Conclusion #1: Doesn't matter if the AI's output is a copyright violation; instead, it was a violation of copyright to feed that data to the AI in the first place, making the AI itself inherently legally problematic.
("BRIEF" DO NOT @ ME OKAY. SEE BELOW FOR THE REST OF MY BIG ASS ESSAY. I WILL REBLOG WITH THE SHORTEST TL;DR I CAN MANAGE.)
Thoughts #2&3: Due to how easy it is to scrape data online, and the way technology is currently progressing (silicon valley motto of Never Ask "Should" I Do It, Just "Can" I Do It), there is almost no way to prevent these AI from being developed with stolen data, and there's enough out there to make these very, very good. They've gotten immeasurably better in just the past few years. Also, preventing them from scraping one thing (ie archive-locking fic) is probably not going to do anything about the problem as a whole, even if it stops that one thing from getting used (and if it even does prevent that thing from being used; I am not sure there's not ways to get around that kind of obstacle).
Conclusions #2&3: Can't stop the technology from developing, and trying to prevent your data from being accessed through technological barriers is at best small potatoes and at worst futile.

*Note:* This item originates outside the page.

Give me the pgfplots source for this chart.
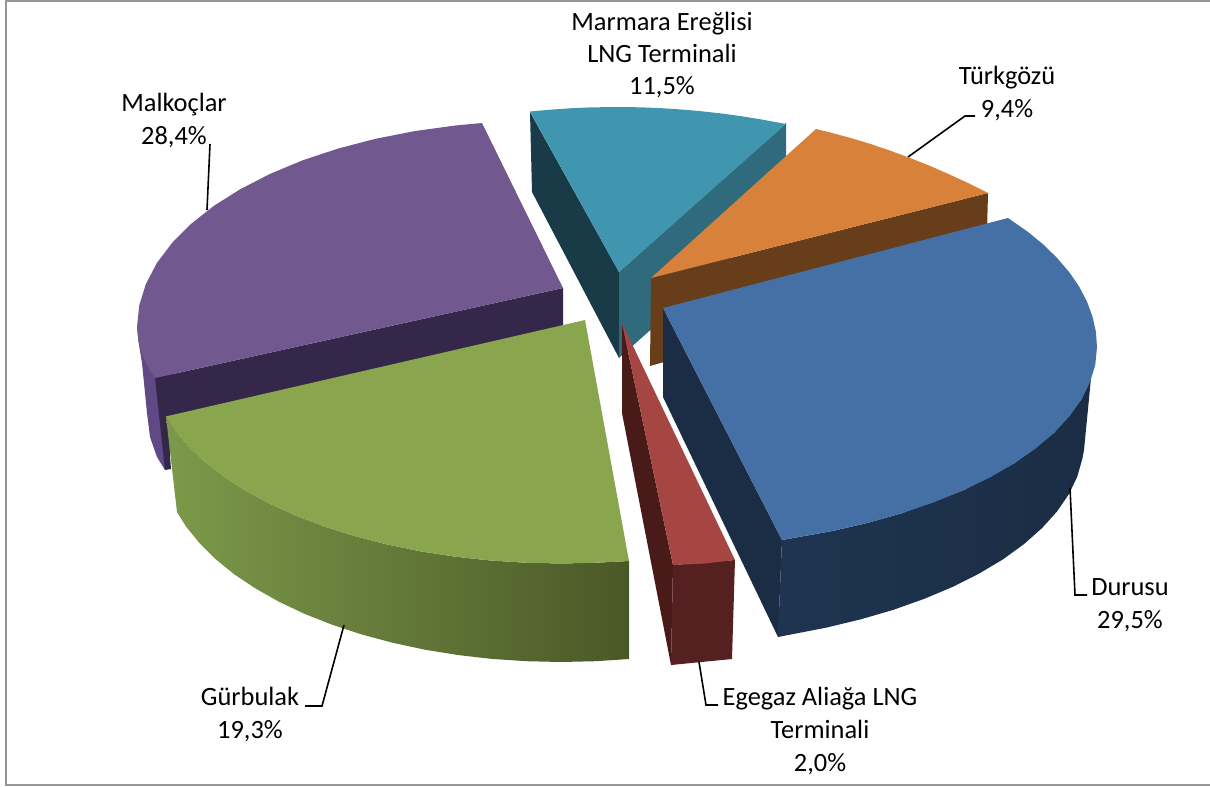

Thought #4: What is the incentive for people to do this? Money. These AI are being developed in hopes that they can be used to do things humans can currently do, for cheaper, so they can sell them to companies who will then use them to replace human labor. Will it produce results as good as human labor? No. Will that matter? Not enough, and not in all circumstances.

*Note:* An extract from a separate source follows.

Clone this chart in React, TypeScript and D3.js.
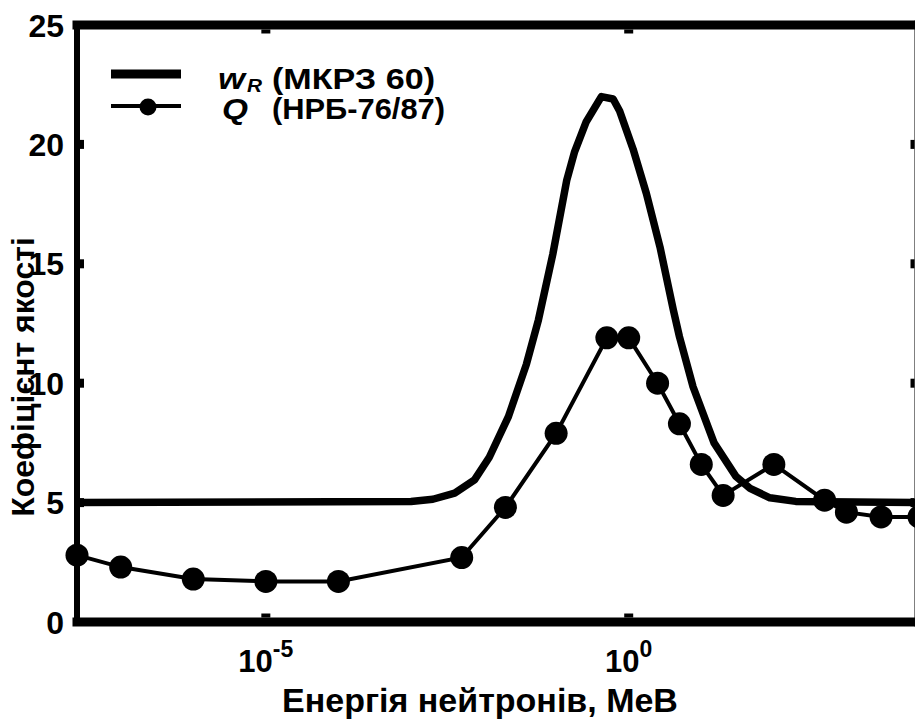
import React, { useEffect, useRef } from 'react';
import * as d3 from 'd3';

// w_R (ICRP 60) curve
const wrEnergy = [2.5e-8, 1e-3, 2e-3, 4e-3, 7.5e-3, 0.012, 0.022, 0.039, 0.057, 0.09, 0.14, 0.18, 0.26, 0.42, 0.61, 0.75, 1.15, 1.75, 2.7, 4.1, 5, 7.7, 15, 30, 47, 88, 200, 1e4];
const wrValue = [5, 5.05, 5.14, 5.4, 5.95, 6.9, 8.6, 10.8, 12.65, 15.4, 18.5, 19.7, 20.95, 22.0, 21.9, 21.4, 19.8, 17.95, 15.7, 13.1, 11.95, 9.85, 7.5, 6.1, 5.6, 5.2, 5.05, 5];

// Q (НРБ-76/87) points
const qEnergy = [2.5e-8, 1e-7, 1e-6, 1e-5, 1e-4, 5e-3, 0.02, 0.1, 0.5, 1, 2.5, 5, 10, 20, 100, 500, 1000, 3000, 1e4];
const qValue = [2.8, 2.3, 1.8, 1.7, 1.7, 2.7, 4.8, 7.9, 11.9, 11.9, 10, 8.3, 6.6, 5.3, 6.6, 5.1, 4.6, 4.4, 4.4];

const yTicks = [0, 5, 10, 15, 20, 25];
const xTicks = [1e-5, 1];
const xTickExp = ['-5', '0'];

const FONT = '"Liberation Sans", Arial, sans-serif';

const App = () => {
  const svgRef = useRef<SVGSVGElement>(null);

  useEffect(() => {
    const svg = d3.select(svgRef.current);
    svg.selectAll('*').remove();

    const left = 77, right = 919, top = 25, bottom = 622;

    const x = d3.scaleLog().domain([2.5e-8, 1e4]).range([left, right]);
    const y = d3.scaleLinear().domain([0, 25]).range([bottom, top]);

    // frame
    const frame = svg.append('g').attr('stroke', '#000').attr('stroke-linecap', 'square');
    frame.append('line').attr('x1', left).attr('x2', left).attr('y1', top).attr('y2', bottom).attr('stroke-width', 6);
    frame.append('line').attr('x1', left).attr('x2', right).attr('y1', top).attr('y2', top).attr('stroke-width', 9);
    frame.append('line').attr('x1', left).attr('x2', right).attr('y1', bottom).attr('y2', bottom).attr('stroke-width', 9);
    frame.append('line').attr('x1', right).attr('x2', right).attr('y1', top).attr('y2', bottom).attr('stroke-width', 9);

    // tiny inward ticks
    const ticks = svg.append('g').attr('stroke', '#000').attr('stroke-width', 9);
    yTicks.slice(1, -1).forEach((t) => {
      ticks.append('line').attr('x1', left + 3).attr('x2', left + 7).attr('y1', y(t)).attr('y2', y(t));
      ticks.append('line').attr('x1', right - 4.5).attr('x2', right - 8.5).attr('y1', y(t)).attr('y2', y(t));
    });
    xTicks.forEach((t) => {
      ticks.append('line').attr('x1', x(t)).attr('x2', x(t)).attr('y1', top + 4.5).attr('y2', top + 8.5);
      ticks.append('line').attr('x1', x(t)).attr('x2', x(t)).attr('y1', bottom - 4.5).attr('y2', bottom - 8.5);
    });

    // y tick labels
    svg.append('g')
      .selectAll('text')
      .data(yTicks)
      .enter()
      .append('text')
      .attr('x', 64)
      .attr('y', (d) => y(d))
      .attr('dy', '0.36em')
      .attr('text-anchor', 'end')
      .attr('font-family', FONT)
      .attr('font-weight', 'bold')
      .attr('font-size', 32)
      .text((d) => d);

    // x tick labels 10^n
    xTicks.forEach((t, i) => {
      const tx = svg.append('text')
        .attr('x', x(t))
        .attr('y', 672)
        .attr('text-anchor', 'middle')
        .attr('font-family', FONT)
        .attr('font-weight', 'bold')
        .attr('font-size', 31);
      tx.append('tspan').text('10');
      tx.append('tspan').attr('dy', -15).attr('font-size', 23).text(xTickExp[i]);
    });

    // axis titles
    svg.append('text')
      .attr('x', 480)
      .attr('y', 712)
      .attr('text-anchor', 'middle')
      .attr('font-family', FONT)
      .attr('font-weight', 'bold')
      .attr('font-size', 34)
      .text('Енергія нейтронів, МеВ');

    svg.append('text')
      .attr('transform', 'translate(34,377) rotate(-90)')
      .attr('text-anchor', 'middle')
      .attr('font-family', FONT)
      .attr('font-weight', 'bold')
      .attr('font-size', 32)
      .text('Коефіцієнт якості');

    // w_R curve
    const wrData = wrEnergy.map((e, i) => [e, wrValue[i]] as [number, number]);
    const line = d3.line<[number, number]>().x((d) => x(d[0])).y((d) => y(d[1]));
    svg.append('path')
      .datum(wrData)
      .attr('d', line)
      .attr('fill', 'none')
      .attr('stroke', '#000')
      .attr('stroke-width', 7.5)
      .attr('stroke-linejoin', 'round');

    // Q curve
    const qData = qEnergy.map((e, i) => [e, qValue[i]] as [number, number]);
    svg.append('path')
      .datum(qData)
      .attr('d', line)
      .attr('fill', 'none')
      .attr('stroke', '#000')
      .attr('stroke-width', 4);
    svg.append('g')
      .selectAll('circle')
      .data(qData)
      .enter()
      .append('circle')
      .attr('cx', (d) => x(d[0]))
      .attr('cy', (d) => y(d[1]))
      .attr('r', 11.5)
      .attr('fill', '#000');

    // legend (the source font is drawn a bit wider, so widths are fixed)
    const lg = svg.append('g')
      .attr('font-family', FONT)
      .attr('font-weight', 'bold')
      .attr('font-size', 30);
    lg.append('line').attr('x1', 111).attr('x2', 181).attr('y1', 74).attr('y2', 74).attr('stroke', '#000').attr('stroke-width', 9);
    lg.append('line').attr('x1', 111).attr('x2', 181).attr('y1', 106).attr('y2', 106).attr('stroke', '#000').attr('stroke-width', 4);
    lg.append('circle').attr('cx', 148).attr('cy', 107).attr('r', 8.5).attr('fill', '#000');

    lg.append('text').attr('x', 218).attr('y', 89).attr('font-style', 'italic')
      .attr('textLength', 27).attr('lengthAdjust', 'spacingAndGlyphs').text('w');
    lg.append('text').attr('x', 247).attr('y', 92).attr('font-style', 'italic').attr('font-size', 18)
      .attr('textLength', 15).attr('lengthAdjust', 'spacingAndGlyphs').text('R');
    lg.append('text').attr('x', 272).attr('y', 89)
      .attr('textLength', 163).attr('lengthAdjust', 'spacingAndGlyphs').text('(МКРЗ 60)');

    lg.append('text').attr('x', 222).attr('y', 119).attr('font-style', 'italic')
      .attr('textLength', 26).attr('lengthAdjust', 'spacingAndGlyphs').text('Q');
    lg.append('text').attr('x', 272).attr('y', 119)
      .attr('textLength', 173).attr('lengthAdjust', 'spacingAndGlyphs').text('(НРБ-76/87)');
  }, []);

  return (
    <svg
      ref={svgRef}
      width={915}
      height={719}
      style={{ position: 'absolute', left: 0, top: 0, background: '#fff' }}
    />
  );
};

export default App;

Conclusion #4: How to prevent this from happening in a way that loses people jobs (or loses the least jobs, or at least protects creative work, or does the whole thing slowly enough to save your job and my job)? Make it so companies cannot legally make money by using the output of these AIs.
WHICH... takes us back to Conclusion #1 -- due to the copyright violation inherent in these programs, it is important to make sure the output can't be copyrighted. Which, at the moment, legal precedent says it can't be. But that's something that companies which stand to make money off AI-generated work are going to try to change.
THEREFORE... we gotta fight those fuckers every step of the way to make sure that AI generated work can't be copyrighted. Which, IMO, means:
educating people about how these models are developed using data theft
make the connection between AI development and potential harms clear (both things like face recognition tech and hurting creatives by replacing them in jobs)
encourage people to fight legally instead of technologically; ie instead of archive-locking work on AO3, continue to throw a fit at the AI company, file legal copyright complaints, etc (any useful suggestions here would be great!)
And then, bonus, if your company is considering using this kind of technology to replace artists or writers, throw a giant fucking shit-fit. Bring up possible legal ramifications. Bring up possible public backlash ramifications. Bring up ramifications of you personally quitting and being a huge bitch about it the whole time. Whatever you can safely do!
I don't think we can prevent AIs, nor do I necessarily think they're inherently evil; I DO think they are being made by people who do not care if they are being used or made in an evil way or not. I'm not sure we can prevent their usage to replace creative jobs entirely, but I think we should try. And I am willing to put my money where my mouth is on that. Which is all I can say about it!
NOTE: I am not a technical expert or legal expert on AI; I am some guy online, but I have a vested interest in this both as someone who pays to have art made and who makes art themselves. I have recently done a fair amount of research into this, and this is what I came to personally. If you have more information from a legal or technical perspective that contradicts this, I'd love to hear it!